Apapun hasilnya, eksperimen FedEx akan terus dipantau. Sondhi berkata bahwa ia telah didekati oleh Departemen Pertahanan yang mungkin tertarik untuk belajar mengenai cara merakit basis untuk mobil elektrik.
Bahkan perusahaan yang berpengalaman dengan EV seperti Frito-Lay dapat belajar satu-dua hal; saat ini Frito-Lay hanya memiliki kurang dari 20 unit EV dalam 1 gudang, dan kadang harus bekerjasama dengan perusahaan utility untuk menyuplai lebih banyak energi.

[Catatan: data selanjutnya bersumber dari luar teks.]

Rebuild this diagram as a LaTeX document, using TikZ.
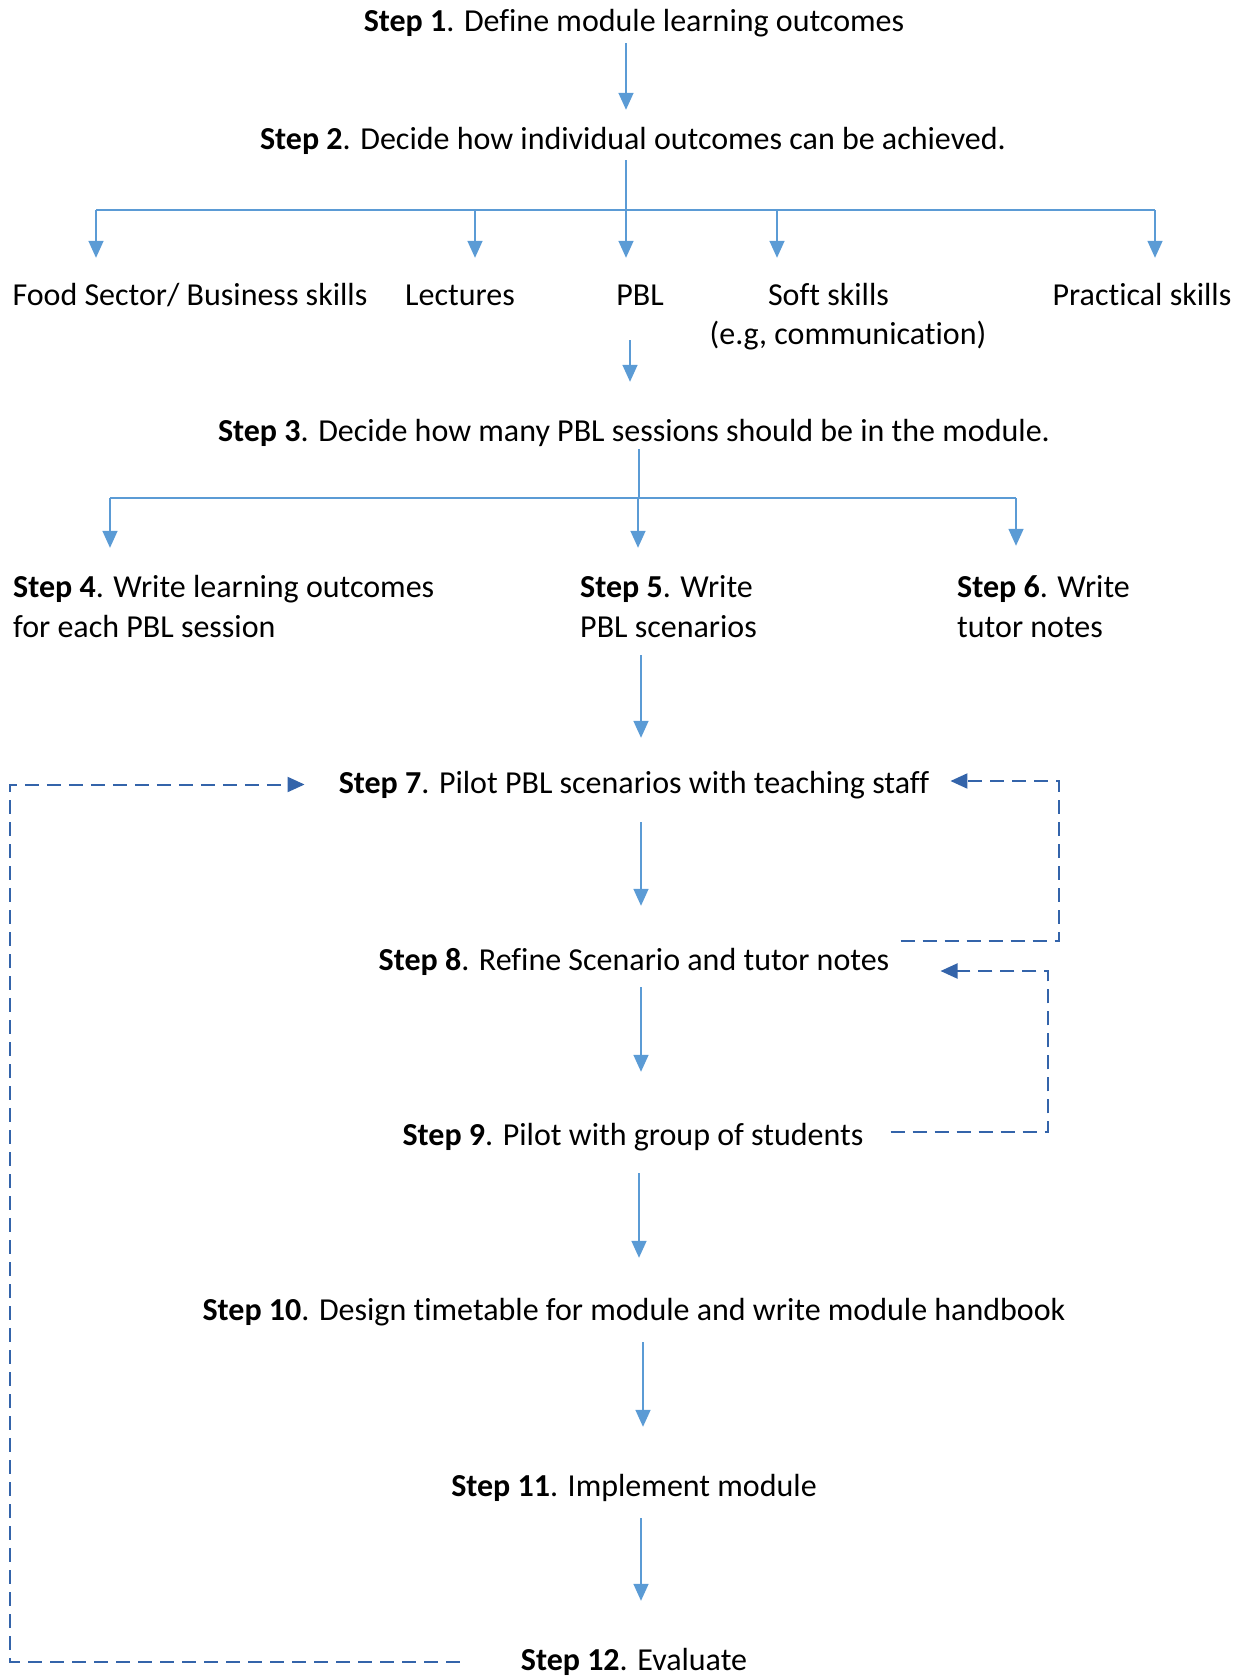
\documentclass[tikz,border=0pt]{standalone}
\usepackage{fontspec}
\setmainfont{Carlito}[Ligatures=NoCommon]
\usetikzlibrary{arrows.meta,calc}
\definecolor{lblue}{HTML}{5B9BD5}
\definecolor{dblue}{HTML}{3464AA}
\begin{document}
\begin{tikzpicture}[x=1pt,y=-1pt,
  txt/.style={inner sep=0pt, text height=20pt, text depth=7pt, font=\fontsize{32}{39}\selectfont},
  ln/.style={draw=lblue, line width=1.6pt},
  arr/.style={draw=lblue, line width=1.6pt, -{Triangle[width=15pt,length=17pt,fill=lblue]}},
  fb/.style={draw=dblue, line width=2pt, dash pattern=on 14pt off 8pt, -{Triangle[width=15pt,length=17pt,fill=dblue]}}]
\useasboundingbox (0,0) rectangle (1243,1678);

% texts
\node[txt, anchor=base] (s1) at (634,31.5) {\textbf{Step 1}. Define module learning outcomes};
\node[txt, anchor=base] (s2) at (633,149) {\textbf{Step 2}. Decide how individual outcomes can be achieved.};
\node[txt, anchor=base] (food) at (190,305) {Food Sector/ Business skills};
\node[txt, anchor=base] (lect) at (460,305) {Lectures};
\node[txt, anchor=base] (pbl) at (640,305) {PBL};
\node[txt, anchor=base] (soft) at (828.5,305) {Soft skills};
\node[txt, anchor=base] (softeg) at (848,344) {(e.g, communication)};
\node[txt, anchor=base] (prac) at (1142,305) {Practical skills};
\node[txt, anchor=base] (s3) at (634,441) {\textbf{Step 3}. Decide how many PBL sessions should be in the module.};
\node[txt, anchor=base west] (s4a) at (13,597) {\textbf{Step 4}. Write learning outcomes};
\node[txt, anchor=base west] (s4b) at (13,637) {for each PBL session};
\node[txt, anchor=base west] (s5a) at (580,597) {\textbf{Step 5}. Write};
\node[txt, anchor=base west] (s5b) at (580,637) {PBL scenarios};
\node[txt, anchor=base west] (s6a) at (957,597) {\textbf{Step 6}. Write};
\node[txt, anchor=base west] (s6b) at (957,637) {tutor notes};
\node[txt, anchor=base] (s7) at (634,793) {\textbf{Step 7}. Pilot PBL scenarios with teaching staff};
\node[txt, anchor=base] (s8) at (634,970) {\textbf{Step 8}. Refine Scenario and tutor notes};
\node[txt, anchor=base] (s9) at (633,1145) {\textbf{Step 9}. Pilot with group of students};
\node[txt, anchor=base] (s10) at (634,1320) {\textbf{Step 10}. Design timetable for module and write module handbook};
\node[txt, anchor=base] (s11) at (634,1496) {\textbf{Step 11}. Implement module};
\node[txt, anchor=base] (s12) at (634,1670) {\textbf{Step 12}. Evaluate};

% step 1 -> step 2
\draw[arr, shorten <=4.6pt, shorten >=19pt] ($(s1.south)+(-8,0)$) -- ($(s2.north)+(-7,0)$);

% branch from step 2
\coordinate (j1) at (626,210);
\coordinate (k1) at (96,210);
\coordinate (k2) at (475,210);
\coordinate (k3) at (626,210);
\coordinate (k4) at (777,210);
\coordinate (k5) at (1155,210);
\draw[ln] ($(s2.south)+(-7,4)$) -- (j1);
\draw[ln] (k1) -- (k5);
\draw[arr, shorten >=27pt] (k1) -- (k1 |- food.north);
\draw[arr, shorten >=27pt] (k2) -- (k2 |- lect.north);
\draw[arr, shorten >=27pt] (k3) -- (k3 |- pbl.north);
\draw[arr, shorten >=27pt] (k4) -- (k4 |- soft.north);
\draw[arr, shorten >=27pt] (k5) -- (k5 |- prac.north);

% PBL -> step 3
\draw[arr, shorten <=28pt, shorten >=39pt] ($(pbl.south)+(-10,0)$) -- ($(s3.north)+(-4,0)$);

% branch from step 3
\coordinate (j2) at (639,498);
\coordinate (m1) at (110,498);
\coordinate (m2) at (638,498);
\coordinate (m3) at (1016,498);
\draw[ln] ($(s3.south)+(5,1)$) -- (j2);
\draw[ln] (m1) -- (m3);
\draw[arr, shorten >=29pt] (m1) -- (m1 |- s4a.north);
\draw[arr, shorten >=29pt] (m2) -- (m2 |- s5a.north);
\draw[arr, shorten >=31pt] (m3) -- (m3 |- s6a.north);

% spine
\coordinate (sp) at (641,0);
\coordinate (spb) at (639,0);
\coordinate (spc) at (643,0);
\draw[arr, shorten <=11pt, shorten >=35pt] (s5b.south -| sp) -- (s7.north -| sp);
\draw[arr, shorten <=22pt, shorten >=44pt] (s7.south -| sp) -- (s8.north -| sp);
\draw[arr, shorten <=10pt, shorten >=53pt] (s8.south -| sp) -- (s9.north -| sp);
\draw[arr, shorten <=21pt, shorten >=42pt] (s9.south -| spb) -- (s10.north -| spb);
\draw[arr, shorten <=15pt, shorten >=49pt] (s10.south -| spc) -- (s11.north -| spc);
\draw[arr, shorten <=15pt, shorten >=49pt] (s11.south -| sp) -- (s12.north -| sp);

% feedback loops
\coordinate (fx1) at (1059,0);
\coordinate (fx2) at (1048,0);
\coordinate (fx3) at (10,0);
\coordinate (d1s) at ($(s8.east)+(11,-22.5)$);
\coordinate (d1e) at ($(s7.east)+(21,-5.5)$);
\coordinate (d2s) at ($(s9.east)+(27,-6.5)$);
\coordinate (d2e) at ($(s8.east)+(51,7.5)$);
\coordinate (d3s) at ($(s12.west)+(-61,-1.5)$);
\coordinate (d3e) at ($(s7.west)+(-34,-2)$);
\draw[fb] (d1s) -- (d1s -| fx1) -- (d1e -| fx1) -- (d1e);
\draw[fb] (d2s) -- (d2s -| fx2) -- (d2e -| fx2) -- (d2e);
\draw[fb] (d3s) -- (d3s -| fx3) -- (d3e -| fx3) -- (d3e);
\end{tikzpicture}
\end{document}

Eksperimen pengisian ulang kendaraan listrik di FedEx akan berakhir pada tahun 2013. Perusahaan itu akan mempertimbangkan pilihan untuk mengintensifikasi penggunakan EV. Hal ini sangat diharapkan oleh pengemudi seperti Wilkinsin. Ia telah menyupir truk pengantar paket FedEx selama 16 tahun, dan menurutnya EV adalah kendaraan terbaik milik perusahaan yang pernah dikendarainya. Menurutnya, kendaraan tersebut memiliki radius putar yang lebih ketat, dan suara mesin yang nyaris tak terdengar membuat shift pengiriman yang dijalaninya menjadi lebih menyenangkan. “Saya berusaha mendahului yang lain (untuk memakai EV),” katanya. “Tapi mobil-mobil itu begitu populernya dan hanya tersedia 10 unit. Kadang pengemudi lain sudah mendahului saya. Saya berusaha untuk tidak mengeluh ketika membawa truk tua yang biasa.”